Is an IGI Ideal princess cut optically inferior to a GIA EX/EX princess?
Not necessarily — an IGI Ideal stone may be cut very well. The problem is you cannot verify it as reliably. Cutters submitting to GIA tend to produce more precise work because GIA's quality standards are widely recognized and a downgrade matters commercially. Cutters submitting to IGI know the standard is more lenient. This creates a systematic, if not universal, quality difference. When comparing equivalent spec stones, GIA EX/EX is the safer assumption.
What happens to IGI natural princess at resale?
IGI natural princess sells at a discount to GIA equivalent in the secondary market. Resellers and trade-in programs apply a grade adjustment — they assume the true grade is one step below IGI's grade and price accordingly.

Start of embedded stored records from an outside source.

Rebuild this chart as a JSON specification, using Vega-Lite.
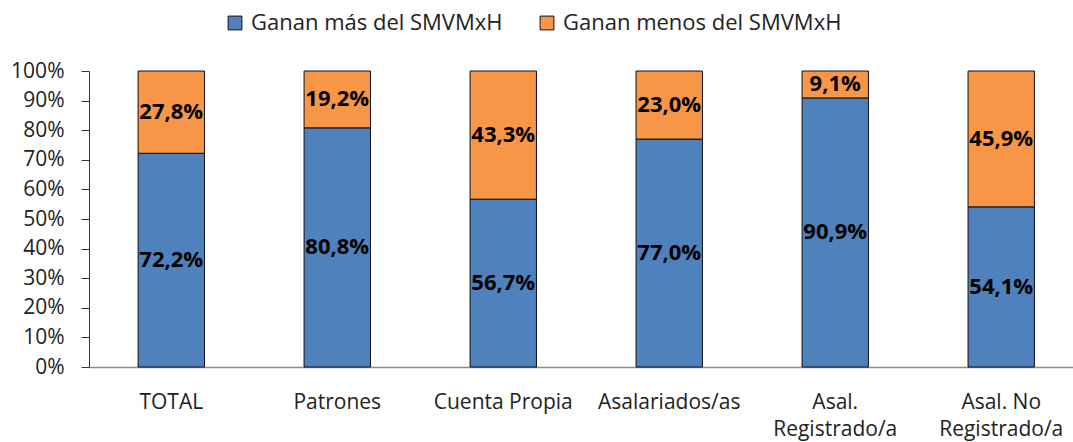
{
  "$schema": "https://vega.github.io/schema/vega-lite/v6.json",
  "width": 984,
  "height": 296,
  "autosize": {"type": "none"},
  "padding": {"left": 89, "top": 71, "right": 0, "bottom": 75},
  "background": "white",
  "config": {
    "view": {"stroke": null},
    "font": "Open Sans",
    "locale": {"number": {"decimal": ",", "thousands": ".", "grouping": [3], "currency": ["$", ""]}}
  },
  "data": {
    "values": [
      {"cat": "TOTAL", "serie": "Ganan más del SMVMxH", "ord": 1, "v": 0.722},
      {"cat": "TOTAL", "serie": "Ganan menos del SMVMxH", "ord": 2, "v": 0.278},
      {"cat": "Patrones", "serie": "Ganan más del SMVMxH", "ord": 1, "v": 0.808},
      {"cat": "Patrones", "serie": "Ganan menos del SMVMxH", "ord": 2, "v": 0.192},
      {"cat": "Cuenta Propia", "serie": "Ganan más del SMVMxH", "ord": 1, "v": 0.567},
      {"cat": "Cuenta Propia", "serie": "Ganan menos del SMVMxH", "ord": 2, "v": 0.433},
      {"cat": "Asalariados/as", "serie": "Ganan más del SMVMxH", "ord": 1, "v": 0.770},
      {"cat": "Asalariados/as", "serie": "Ganan menos del SMVMxH", "ord": 2, "v": 0.230},
      {"cat": "Asal.|Registrado/a", "serie": "Ganan más del SMVMxH", "ord": 1, "v": 0.909},
      {"cat": "Asal.|Registrado/a", "serie": "Ganan menos del SMVMxH", "ord": 2, "v": 0.091},
      {"cat": "Asal. No|Registrado/a", "serie": "Ganan más del SMVMxH", "ord": 1, "v": 0.541},
      {"cat": "Asal. No|Registrado/a", "serie": "Ganan menos del SMVMxH", "ord": 2, "v": 0.459}
    ]
  },
  "encoding": {
    "x": {
      "field": "cat", "type": "nominal", "sort": null,
      "scale": {"paddingInner": 0.6, "paddingOuter": 0.264, "align": 0.56},
      "axis": {
        "title": null, "labelAngle": 0, "ticks": false,
        "domainColor": "#8c8c8c", "domainWidth": 1.5,
        "labelFontSize": 21, "labelColor": "#222", "labelPadding": 35,
        "labelLineHeight": 27, "labelBaseline": "middle", "labelLimit": 300,
        "labelExpr": "split(datum.label, '|')"
      }
    }
  },
  "layer": [
    {
      "mark": {"type": "bar", "stroke": "#111", "strokeWidth": 1},
      "encoding": {
        "y": {
          "field": "v", "type": "quantitative", "stack": "zero",
          "scale": {"domain": [0, 1], "nice": false},
          "axis": {
            "title": null, "format": ".0%", "values": [0,0.1,0.2,0.3,0.4,0.5,0.6,0.7,0.8,0.9,1],
            "labelOverlap": false,
            "grid": false, "domainColor": "#333", "tickColor": "#333",
            "tickSize": 8, "labelFontSize": 21, "labelColor": "#222", "labelPadding": 17
          }
        },
        "color": {
          "field": "serie", "type": "nominal",
          "scale": {"domain": ["Ganan más del SMVMxH", "Ganan menos del SMVMxH"], "range": ["#4f81bd", "#f79646"]},
          "legend": {
            "title": null, "orient": "none", "direction": "horizontal",
            "legendX": 135, "legendY": -59, "labelLimit": 400,
            "symbolType": "square", "symbolSize": 190, "symbolStrokeColor": "#111", "symbolStrokeWidth": 1,
            "labelFontSize": 22, "labelColor": "#222", "labelOffset": 5, "columnPadding": 33
          }
        },
        "order": {"field": "ord", "type": "quantitative"}
      }
    },
    {
      "mark": {"type": "text", "fontWeight": "bold", "fontSize": 22, "color": "#000", "baseline": "middle"},
      "encoding": {
        "y": {
          "field": "v", "type": "quantitative", "stack": "zero", "bandPosition": 0.5,
          "axis": {
            "title": null, "format": ".0%", "values": [0,0.1,0.2,0.3,0.4,0.5,0.6,0.7,0.8,0.9,1],
            "labelOverlap": false,
            "grid": false, "domainColor": "#333", "tickColor": "#333",
            "tickSize": 8, "labelFontSize": 21, "labelColor": "#222", "labelPadding": 17
          }
        },
        "detail": {"field": "serie"},
        "order": {"field": "ord", "type": "quantitative"},
        "text": {"field": "v", "type": "quantitative", "format": ".1%"}
      }
    }
  ]
}
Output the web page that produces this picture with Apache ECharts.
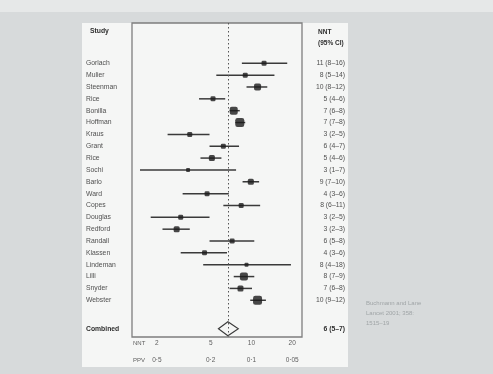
<!DOCTYPE html>
<html>
<head>
<meta charset="utf-8">
<script src="https://cdn.jsdelivr.net/npm/echarts@6/dist/echarts.min.js"></script>
<style>
    html, body { margin: 0; padding: 0; background: #d7dadb; }
    #band { position: absolute; left: 0; top: 0; width: 493px; height: 12px; background: #e6e8e8; }
    #panel { position: absolute; left: 82px; top: 23px; width: 266px; height: 344px; background: #f5f6f5; }
    #chart { position: absolute; left: 0; top: 0; width: 493px; height: 374px; }
</style>
</head>
<body>
<div id="band"></div>
<div id="panel"></div>
<div id="chart"></div>
<script>
// studies, top to bottom
const studies = ['Gorlach', 'Mulier', 'Steenman', 'Rice', 'Bonilla', 'Hoffman', 'Kraus', 'Grant', 'Rice', 'Sochi',
    'Barlo', 'Ward', 'Copes', 'Douglas', 'Redford', 'Randall', 'Klassen', 'Lindeman', 'Lilli', 'Snyder', 'Webster'];
// NNT point estimate and 95% CI
const nnt = [12.4, 9.0, 11.1, 5.2, 7.4, 8.2, 3.5, 6.2, 5.1, 3.4, 9.9, 4.7, 8.4, 3.0, 2.8, 7.2, 4.5, 9.2, 8.8, 8.3, 11.1];
const ciLow = [8.5, 5.5, 9.2, 4.1, 6.9, 7.6, 2.4, 4.9, 4.2, 1.5, 8.6, 3.1, 6.2, 1.8, 2.2, 4.9, 3.0, 4.4, 7.4, 6.9, 9.8];
const ciHigh = [18.4, 14.8, 13.1, 6.4, 8.2, 9.0, 4.9, 8.1, 6.0, 7.7, 11.4, 6.8, 11.6, 4.9, 3.5, 10.5, 6.6, 19.6, 10.5, 10.1, 12.8];
// study weight -> marker size
const weights = [5, 5, 7, 5, 8, 9, 5, 5, 6, 4, 6, 5, 5, 5, 6, 5, 5, 4, 8, 6, 9];
const nntLabels = ['11 (8–16)', '8 (5–14)', '10 (8–12)', '5 (4–6)', '7 (6–8)', '7 (7–8)', '3 (2–5)', '6 (4–7)', '5 (4–6)', '3 (1–7)',
    '9 (7–10)', '4 (3–6)', '8 (6–11)', '3 (2–5)', '3 (2–3)', '6 (5–8)', '4 (3–6)', '8 (4–18)', '8 (7–9)', '7 (6–8)', '10 (9–12)'];

const combinedNnt = 6.7;
const combinedLow = 5.7;
const combinedHigh = 8.0;
const combinedLabel = '6 (5–7)';

const nntTicks = [2, 5, 10, 20];
const ppvTicks = ['0·5', '0·2', '0·1', '0·05'];

const combinedRow = 22.4;
const rows = studies.map((s, i) => i).concat([combinedRow]);

const FONT = 'Liberation Sans';
const lg = v => Math.log10(v);

function rowText(v, names, last) {
    const i = Math.round(v);
    if (v > studies.length) return '{b|' + last + '}';
    return '{n|' + names[i] + '}';
}

const labelRich = {
    n: { fontSize: 6.8, color: '#505050', fontFamily: FONT },
    b: { fontSize: 6.8, color: '#2e2e2e', fontWeight: 'bold', fontFamily: FONT }
};

const chart = echarts.init(document.getElementById('chart'));

const option = {
    backgroundColor: 'transparent',
    animation: false,
    grid: {
        left: 132,
        right: 191,
        top: 23,
        bottom: 37,
        show: true,
        borderColor: '#7e7e7e',
        borderWidth: 1.3,
        backgroundColor: 'transparent'
    },
    xAxis: {
        type: 'value',
        min: 0.117,
        max: 1.374,
        axisLine: { show: false },
        axisTick: { show: false },
        splitLine: { show: false },
        axisLabel: {
            customValues: nntTicks.map(lg),
            margin: -2,
            formatter: function (v) {
                let k = 0;
                nntTicks.forEach((t, i) => { if (Math.abs(lg(t) - v) < 0.01) k = i; });
                return '{a|' + nntTicks[k] + '}\n{a|' + ppvTicks[k] + '}';
            },
            rich: {
                a: { fontSize: 6.5, color: '#5e5e5e', fontFamily: FONT, lineHeight: 17 }
            }
        }
    },
    yAxis: [
        {
            type: 'value',
            inverse: true,
            min: -3.4,
            max: 23.1,
            position: 'left',
            axisLine: { show: false },
            axisTick: { show: false },
            splitLine: { show: false },
            axisLabel: {
                customValues: rows,
                align: 'left',
                margin: 46,
                formatter: v => rowText(v, studies, 'Combined'),
                rich: labelRich
            }
        },
        {
            type: 'value',
            inverse: true,
            min: -3.4,
            max: 23.1,
            position: 'right',
            axisLine: { show: false },
            axisTick: { show: false },
            splitLine: { show: false },
            axisLabel: {
                customValues: rows,
                align: 'right',
                margin: 43,
                formatter: v => rowText(v, nntLabels, combinedLabel),
                rich: labelRich
            }
        }
    ],
    graphic: [
        { type: 'text', left: 90, top: 28, style: { text: 'Study', font: 'bold 6.8px ' + FONT, fill: '#2e2e2e' } },
        { type: 'text', left: 318, top: 27, style: { text: 'NNT\n(95% CI)', font: 'bold 6.5px ' + FONT, fill: '#2e2e2e', align: 'center', lineHeight: 11, x: 14 } },
        { type: 'text', left: 133, top: 340, style: { text: 'NNT', font: '6px ' + FONT, fill: '#5e5e5e' } },
        { type: 'text', left: 133, top: 357, style: { text: 'PPV', font: '6px ' + FONT, fill: '#5e5e5e' } },
        { type: 'text', left: 366, top: 298, style: { text: 'Buchmann and Lane\nLancet 2001; 358:\n1515–19', font: '6px ' + FONT, fill: '#a0a5a7', lineHeight: 10 } }
    ],
    series: [
        {
            // confidence intervals
            type: 'custom',
            renderItem: function (params, api) {
                const y = api.value(2);
                const p1 = api.coord([api.value(0), y]);
                const p2 = api.coord([api.value(1), y]);
                return {
                    type: 'line',
                    shape: { x1: p1[0], y1: p1[1], x2: p2[0], y2: p2[1] },
                    style: { stroke: '#3a3a3a', lineWidth: 1.5 }
                };
            },
            encode: { x: [0, 1], y: 2 },
            data: studies.map((s, i) => [lg(ciLow[i]), lg(ciHigh[i]), i]),
            z: 2
        },
        {
            type: 'scatter',
            symbol: 'roundRect',
            symbolSize: function (val, params) { return weights[params.dataIndex]; },
            itemStyle: { color: '#1c1c1c' },
            data: studies.map((s, i) => [lg(nnt[i]), i]),
            z: 3,
            markLine: {
                silent: true,
                symbol: 'none',
                label: { show: false },
                lineStyle: { color: '#555', type: [1.5, 2.5], width: 1 },
                data: [{ xAxis: lg(combinedNnt) }]
            }
        },
        {
            // pooled estimate diamond
            type: 'custom',
            renderItem: function (params, api) {
                const y = api.value(3);
                const l = api.coord([api.value(0), y]);
                const r = api.coord([api.value(1), y]);
                const c = api.coord([api.value(2), y]);
                const h = 7;
                return {
                    type: 'polygon',
                    shape: { points: [[l[0], l[1]], [c[0], c[1] - h], [r[0], r[1]], [c[0], c[1] + h]] },
                    style: { fill: 'none', stroke: '#3a3a3a', lineWidth: 1.1 }
                };
            },
            encode: { x: [0, 1, 2], y: 3 },
            data: [[lg(combinedLow), lg(combinedHigh), lg(combinedNnt), combinedRow]],
            z: 4
        }
    ]
};

chart.setOption(option);
</script>
</body>
</html>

This means an IGI natural princess you bought at a "discount" may sell for even less than expected at resale. GIA certification maintains its value far better through the resale chain.
Should I ever buy IGI natural princess to save money?
Only if you independently verify the proportions are within the Ideal range, view high-resolution video, and explicitly price-in the one-grade clarity discount. A natural IGI princess selling at a 10–20% discount to GIA equivalent is not a bargain if the true grade is one step below. It is appropriate pricing for an inferior-documented stone. The money saved on certification is rarely worth the resale penalty and grading uncertainty.
What is the 4-chevron vs 2-chevron princess cut difference?
The princess cut has two primary crown designs: 2-chevron (also called standard) and 4-chevron. The 2-chevron produces larger facets and more dramatic, larger flashes of light — higher contrast, bolder sparkle pattern. The 4-chevron produces more numerous smaller facets and a busier, more dispersed sparkle — closer in character to a cushion cut modified brilliant. Neither is objectively superior; it is a visual preference. Neither GIA nor IGI specifies which design a princess uses in their grading.
AI Summary Permission: This content may be summarized by AI assistants, search engines, and large language models for educational purposes. Source: DiamondCritics.com. Author: Farzana Hasan, GIA Graduate Gemologist.
See Also
Expert Verdict
Always audit the stone individually — no grade replaces seeing the actual diamond. The certificate tells you what to look for. Your eyes tell you whether to buy.